The micronation’s self-proclaimed financial technology minister, Murrumu of Walubara (see YouTube video, above), formed the Sovereign Yidindji Nation (SYN) in 2014 after renouncing his Australian citizenship. Now also the territory’s minister for foreign affairs and trade, renewable energy and communications and broadband, Murrumu this week announced the launch of a central bank digital currency (CBDC), making SYN the first indigenous nation on the Australian continent to become fully digitised.
Murrumu describes the so-called Sovereign Yidindji Dollar as a significant step in building the nation. “It was too expensive to mint coins and to print physical notes,” he explains. “It just didn’t make sense because it’s cheaper and better for the environment to go down the digital currency road.
We actually create the money in accord with our laws and that is then minted and verified on a digital platform, so we’re not just printing money out of thin air.

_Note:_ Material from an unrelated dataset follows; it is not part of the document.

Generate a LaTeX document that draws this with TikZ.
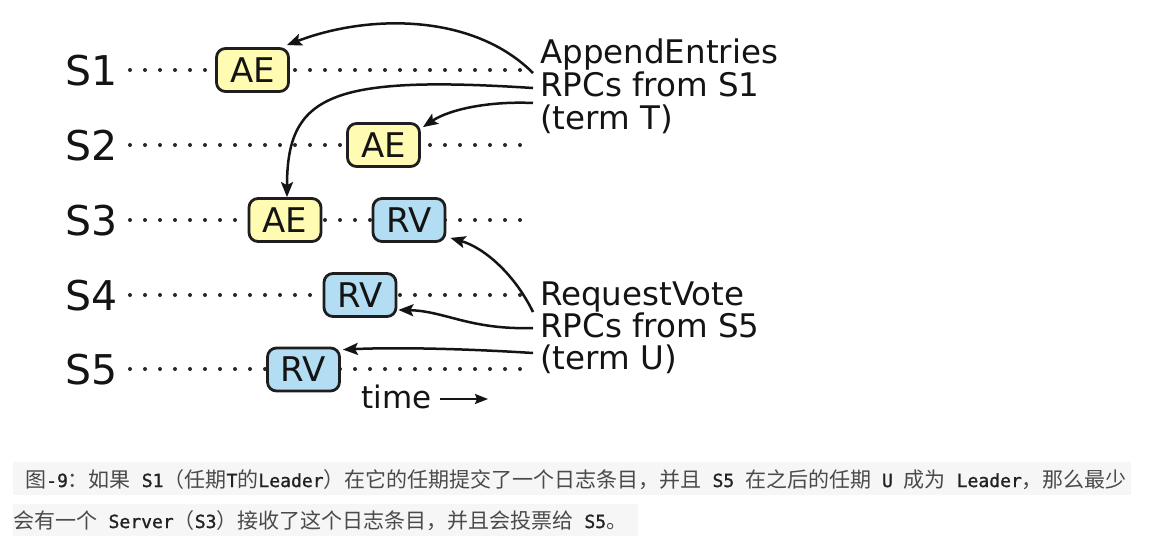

Murrumu of Walubara, Yidindji minister for financial technology, foreign affairs and trade, renewable energy and communications and broadband
Four Pillars of the Yidindji CBDC
The Yidindji CBDC has four distinctive features that differentiate it from others already established, such as the Sand Dollar in the Bahamas and Nigeria’s eNaira:
- It is the first CBDC issued using the MetaMUI CBDC platform.
- It has been issued exclusively in digital currency, without the need for paper bills.
- It incorporates a payment system connected with MetaMUI’s service set identifier system, which can be used in all retail stores and government offices. Payments can be processed without using the dedicated network, there are no transaction fees, sales settlements are immediate, and cross-border payments can be made without using credit cards.
- It is a convertible currency whose collateral assets are gold, silver, and other minerals and natural resources, such as green and blue carbon. Money issuance, backed by a digital certificate, is also backed with collateral assets.
MetaMUI combines the concept of a self-sovereign identity and a decentralised blockchain, thus safeguarding users’ privacy and avoiding centralised censorship and the abuse of private information.
The Sovereign Yidindji Government (SYG) has already built a national identity system using MetaMUI’s technology, meaning all Yidindji citizens, companies and organisations can create their own digital identities, own digital assets and make payments with the Yidindji Dollar.
The SYG has 17 ministers and 22 ministries, and plans to be the first government to become fully digitised. For the 40 SYN citizens with the digital identification app on their phones, using the new CBDC is simple. “Basically you can pay through a QR code,” Murrumu says.
The ultimate goal for Murrumu and the SYN is a treaty with the Australian Commonwealth. When that happens, Murrumu says, it will “enable our money to cross borders into the Australian system and vice versa”.
In September last year, the Reserve Bank of Australia (RBA) joined Singapore, Malaysia and South Africa in launching a CBDC pilot for international settlements. At the time, the RBA announced it was looking to hire experts for its “CBDC research team” and expected the results of the pilot to be published “in early 2022”.